Yang patut digarisbawahi adalah, warga Bali dahulu kala menganggap letusan Gunung Agung terjadi selalu punya kaitan dengan manusia dan alam. Saat Gunung Agung meletus pada 1917 , hal itu dianggap sebagai teguran dewa karena manusia mengabaikan Pura Besakih. Begitu pula yang terjadi pada 1963. Warga Hindu Bali juga percaya bahwa letusan adalah bentuk kemarahan dewata karena ada ketidakseimbangan dalam alam. Juga seperti teguran pada tingkah laku manusia yang tidak menghormati dewa.
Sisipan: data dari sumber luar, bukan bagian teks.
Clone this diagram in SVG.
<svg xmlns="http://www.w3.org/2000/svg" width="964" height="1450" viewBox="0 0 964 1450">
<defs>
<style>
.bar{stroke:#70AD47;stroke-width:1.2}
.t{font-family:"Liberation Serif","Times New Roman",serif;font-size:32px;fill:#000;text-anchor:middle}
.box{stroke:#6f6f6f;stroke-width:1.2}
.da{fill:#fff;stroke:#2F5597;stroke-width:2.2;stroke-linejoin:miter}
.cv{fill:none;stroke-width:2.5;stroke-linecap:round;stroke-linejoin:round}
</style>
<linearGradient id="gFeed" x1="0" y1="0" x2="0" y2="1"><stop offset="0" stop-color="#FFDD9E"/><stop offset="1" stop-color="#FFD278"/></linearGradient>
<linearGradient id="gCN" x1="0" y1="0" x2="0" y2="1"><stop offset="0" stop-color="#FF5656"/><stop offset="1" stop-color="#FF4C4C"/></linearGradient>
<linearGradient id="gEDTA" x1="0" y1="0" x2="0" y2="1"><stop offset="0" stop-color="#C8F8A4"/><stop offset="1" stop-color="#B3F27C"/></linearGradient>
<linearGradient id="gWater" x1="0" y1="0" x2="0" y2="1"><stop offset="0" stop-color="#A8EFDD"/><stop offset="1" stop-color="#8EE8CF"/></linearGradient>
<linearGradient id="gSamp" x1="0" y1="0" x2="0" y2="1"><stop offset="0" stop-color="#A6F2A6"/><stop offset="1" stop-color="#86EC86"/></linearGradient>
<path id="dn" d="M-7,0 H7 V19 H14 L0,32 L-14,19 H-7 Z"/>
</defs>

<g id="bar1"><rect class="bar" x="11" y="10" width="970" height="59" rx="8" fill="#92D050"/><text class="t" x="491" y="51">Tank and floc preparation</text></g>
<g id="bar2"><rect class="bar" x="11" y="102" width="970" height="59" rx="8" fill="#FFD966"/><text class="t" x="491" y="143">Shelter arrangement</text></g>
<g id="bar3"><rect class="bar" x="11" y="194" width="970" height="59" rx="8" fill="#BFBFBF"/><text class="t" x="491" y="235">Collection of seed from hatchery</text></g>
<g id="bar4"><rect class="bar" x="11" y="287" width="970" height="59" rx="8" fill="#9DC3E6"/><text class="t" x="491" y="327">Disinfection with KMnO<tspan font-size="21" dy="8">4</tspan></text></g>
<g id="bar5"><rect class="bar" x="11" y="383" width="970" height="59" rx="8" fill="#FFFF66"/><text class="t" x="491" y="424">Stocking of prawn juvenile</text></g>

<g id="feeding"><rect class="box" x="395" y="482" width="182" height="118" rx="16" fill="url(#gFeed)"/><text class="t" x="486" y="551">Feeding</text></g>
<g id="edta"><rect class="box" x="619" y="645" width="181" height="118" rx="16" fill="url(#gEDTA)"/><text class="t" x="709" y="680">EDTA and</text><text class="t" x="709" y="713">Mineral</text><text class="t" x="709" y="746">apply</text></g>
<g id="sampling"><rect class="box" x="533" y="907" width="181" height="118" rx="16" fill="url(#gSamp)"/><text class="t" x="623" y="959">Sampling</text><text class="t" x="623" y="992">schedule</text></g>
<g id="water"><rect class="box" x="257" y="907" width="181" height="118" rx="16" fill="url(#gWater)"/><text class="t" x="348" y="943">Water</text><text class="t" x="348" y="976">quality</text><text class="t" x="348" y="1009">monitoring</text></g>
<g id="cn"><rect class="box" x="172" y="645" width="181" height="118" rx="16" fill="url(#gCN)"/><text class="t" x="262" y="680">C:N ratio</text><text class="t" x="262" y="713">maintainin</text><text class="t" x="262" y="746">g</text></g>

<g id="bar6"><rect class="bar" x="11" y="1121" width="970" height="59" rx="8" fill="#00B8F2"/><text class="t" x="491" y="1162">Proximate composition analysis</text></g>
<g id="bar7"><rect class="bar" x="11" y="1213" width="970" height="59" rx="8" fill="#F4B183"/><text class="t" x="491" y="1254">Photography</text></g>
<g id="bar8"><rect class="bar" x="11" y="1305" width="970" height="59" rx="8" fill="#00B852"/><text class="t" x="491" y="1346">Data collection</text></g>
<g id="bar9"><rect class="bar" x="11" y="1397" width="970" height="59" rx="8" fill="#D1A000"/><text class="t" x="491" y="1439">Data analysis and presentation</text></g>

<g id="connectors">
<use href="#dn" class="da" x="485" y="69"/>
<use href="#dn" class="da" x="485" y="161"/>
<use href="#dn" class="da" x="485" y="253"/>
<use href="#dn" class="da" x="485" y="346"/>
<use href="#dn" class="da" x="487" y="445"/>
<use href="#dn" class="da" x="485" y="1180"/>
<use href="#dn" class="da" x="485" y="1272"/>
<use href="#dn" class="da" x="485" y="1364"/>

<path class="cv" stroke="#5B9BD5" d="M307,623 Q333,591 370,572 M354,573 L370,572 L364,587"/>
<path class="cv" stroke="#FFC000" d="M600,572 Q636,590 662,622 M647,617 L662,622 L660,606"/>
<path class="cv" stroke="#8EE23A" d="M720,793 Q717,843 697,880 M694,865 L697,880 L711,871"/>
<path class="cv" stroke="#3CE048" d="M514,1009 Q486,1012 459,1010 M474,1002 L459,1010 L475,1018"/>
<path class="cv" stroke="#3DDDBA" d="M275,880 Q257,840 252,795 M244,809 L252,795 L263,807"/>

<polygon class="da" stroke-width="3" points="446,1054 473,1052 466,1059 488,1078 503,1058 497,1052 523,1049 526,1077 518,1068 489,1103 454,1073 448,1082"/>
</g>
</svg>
Meski demikian, pemeluk Hindu di Bali juga percaya dewata tak akan merusak pura, tempat manusia beribadat. Saat Gunung Agung meletus pada 1963, Pura Besakih tak rusak sedikit pun. Hanya tertimbun abu erupsi. Maka wajar kalau tahun ini, para pemangku juga percaya pura Besakih tak akan rusak seandainya ada erupsi.
Keyakinan yang sama juga dianut oleh juru kunci Merapi, Mbah Maridjan. Mbah Maridjan tidak mau mengungsi karena ia yakin Gunung Merapi tak akan merusak alam. Lelaki bernama asli Raden Ngabehi Surakso Hargo ini punya ikatan spiritualitas dengan gunung yang ia jaga. Karena itu, saat Merapi meletus pada 2006 ia tak mau turun. Begitu pula pada erupsi Merapi 2010 yang membuatnya mangkat.
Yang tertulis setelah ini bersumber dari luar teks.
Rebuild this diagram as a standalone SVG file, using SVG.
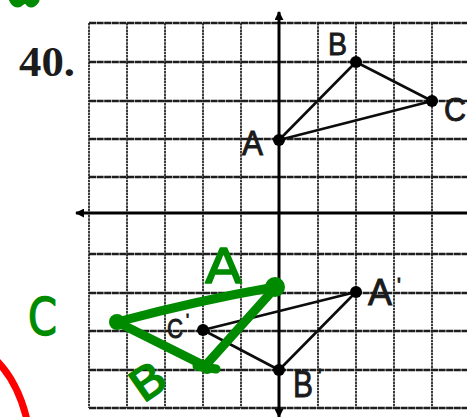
<svg xmlns="http://www.w3.org/2000/svg" width="467" height="417" viewBox="0 0 467 417">
  <defs>
    <style>
      .vg { stroke: #3c3c3c; stroke-width: 2; stroke-dasharray: 2.5 0.7; }
      .hg { stroke: #1e1e1e; stroke-width: 2.4; stroke-dasharray: 7 0.6; }
      .axis { stroke: #000; stroke-width: 3; fill: none; }
      .edge { stroke: #0c0c0c; stroke-width: 2.6; fill: none; stroke-linecap: round; }
      .dot { fill: #000; }
      .lbl { font-family: "Liberation Sans", "DejaVu Sans", sans-serif; fill: #1a1a1a; stroke: #1a1a1a; stroke-width: 0.9; }
      .g { stroke: #008a00; stroke-width: 9; fill: none; stroke-linecap: round; stroke-linejoin: round; }
      .gt { font-family: "DejaVu Sans", "Liberation Sans", sans-serif; fill: #008a00; stroke: #008a00; stroke-width: 1.5; stroke-linejoin: round; }
    </style>
    <marker id="ah" viewBox="0 0 10 10" refX="9" refY="5" markerWidth="3" markerHeight="3" orient="auto">
      <path d="M0,0 L10,5 L0,10 z" fill="#000"/>
    </marker>
  </defs>
  <rect width="467" height="417" fill="#fff"/>

  <text x="19" y="76" font-family="'Liberation Serif', serif" font-weight="bold" font-size="42" fill="#1c1c1c" textLength="56" lengthAdjust="spacingAndGlyphs">40.</text>

  <g id="grid">
    <line class="vg" x1="89" y1="23" x2="89" y2="408"/>
    <line class="vg" x1="127" y1="23" x2="127" y2="408"/>
    <line class="vg" x1="165" y1="23" x2="165" y2="408"/>
    <line class="vg" x1="203" y1="23" x2="203" y2="408"/>
    <line class="vg" x1="241" y1="23" x2="241" y2="408"/>
    <line class="vg" x1="318" y1="23" x2="318" y2="408"/>
    <line class="vg" x1="356" y1="23" x2="356" y2="408"/>
    <line class="vg" x1="394" y1="23" x2="394" y2="408"/>
    <line class="vg" x1="432" y1="23" x2="432" y2="408"/>
    <line class="hg" x1="89" y1="23" x2="467" y2="23"/>
    <line class="hg" x1="89" y1="62" x2="467" y2="62"/>
    <line class="hg" x1="89" y1="101" x2="467" y2="101"/>
    <line class="hg" x1="89" y1="139" x2="467" y2="139"/>
    <line class="hg" x1="89" y1="177" x2="467" y2="177"/>
    <line class="hg" x1="89" y1="254" x2="467" y2="254"/>
    <line class="hg" x1="89" y1="293" x2="467" y2="293"/>
    <line class="hg" x1="89" y1="331" x2="467" y2="331"/>
    <line class="hg" x1="89" y1="370" x2="467" y2="370"/>
    <line class="hg" x1="89" y1="408" x2="467" y2="408"/>
  </g>

  <g id="axes">
    <line class="axis" x1="467" y1="213" x2="76" y2="213" marker-end="url(#ah)"/>
    <line class="axis" x1="279" y1="213" x2="279" y2="12" marker-end="url(#ah)"/>
    <line class="axis" x1="279" y1="213" x2="279" y2="417" marker-end="url(#ah)"/>
  </g>

  <g id="connectors">
    <line class="edge" x1="279" y1="140" x2="356" y2="62"/>
    <line class="edge" x1="356" y1="62" x2="432" y2="101"/>
    <line class="edge" x1="432" y1="101" x2="279" y2="140"/>
    <line class="edge" x1="356" y1="292" x2="279" y2="370"/>
    <line class="edge" x1="279" y1="370" x2="203" y2="330"/>
    <line class="edge" x1="203" y1="330" x2="356" y2="292"/>
  </g>

  <g id="A"><circle class="dot" cx="279" cy="140" r="6"/><text class="lbl" x="242" y="155" font-size="35" textLength="21" lengthAdjust="spacingAndGlyphs">A</text></g>
  <g id="B"><circle class="dot" cx="356" cy="62" r="6"/><text class="lbl" x="328" y="55" font-size="31" textLength="19" lengthAdjust="spacingAndGlyphs">B</text></g>
  <g id="C"><circle class="dot" cx="432" cy="101" r="6"/><text class="lbl" x="444" y="121" font-size="33" textLength="22" lengthAdjust="spacingAndGlyphs">C</text></g>
  <g id="A-prime"><circle class="dot" cx="356" cy="292" r="6"/><text class="lbl" x="368" y="305" font-size="37" textLength="24" lengthAdjust="spacingAndGlyphs">A</text><text class="lbl" x="397" y="292" font-size="20">'</text></g>
  <g id="B-prime"><circle class="dot" cx="279" cy="370" r="6"/><text class="lbl" x="293" y="397" font-size="37" textLength="20" lengthAdjust="spacingAndGlyphs">B</text><text class="lbl" x="318" y="382" font-size="18">'</text></g>
  <g id="C-prime"><circle class="dot" cx="203" cy="330" r="6"/><text class="lbl" x="167" y="338" font-size="28" textLength="16" lengthAdjust="spacingAndGlyphs">C</text><text class="lbl" x="186" y="326" font-size="16">'</text></g>

  <g id="green-annotation">
    <path class="g" d="M117,322 Q200,300 275,287"/>
    <path class="g" d="M117,322 L205,366"/>
    <path class="g" d="M205,366 L275,288"/>
    <path class="g" d="M197,366 L216,369"/>
    <circle cx="117" cy="322" r="8" fill="#008a00"/>
    <circle cx="275" cy="287" r="10" fill="#008a00"/>
    <circle cx="207" cy="367" r="7" fill="#008a00"/>
    <text class="gt" x="205" y="283" font-size="48" textLength="37" lengthAdjust="spacingAndGlyphs">A</text>
    <text class="gt" x="28" y="335" font-size="52" textLength="29" lengthAdjust="spacingAndGlyphs">C</text>
    <text class="gt" x="0" y="0" font-size="44" textLength="34" lengthAdjust="spacingAndGlyphs" transform="translate(143,404) rotate(-35)">B</text>
    <path class="g" d="M13,-2 Q16,6 21,1 M28,-2 Q30,7 35,0" stroke-width="7"/>
  </g>

  <path d="M-4,360 Q18,382 27,420" stroke="#ff0000" stroke-width="7" fill="none"/>
</svg>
Tanda-tanda yang mewujud pada gempa, juga aktivitas Gunung Agung, mungkin bisa ditengok dalam sudut pandang spiritualitas. Tidak sekadar dalam kaca mata sains. Jika melongok melalui kaca mata spiritualitas, wajar kalau ada pertanyaan yang muncul. Apa yang sedang terjadi di Bali? Apakah ini bukti kemarahan dewata karena karena pembangunan yang melanggar keseimbangan alam?
Manusia tidak tahu, dan manusia hanya bisa menunggu.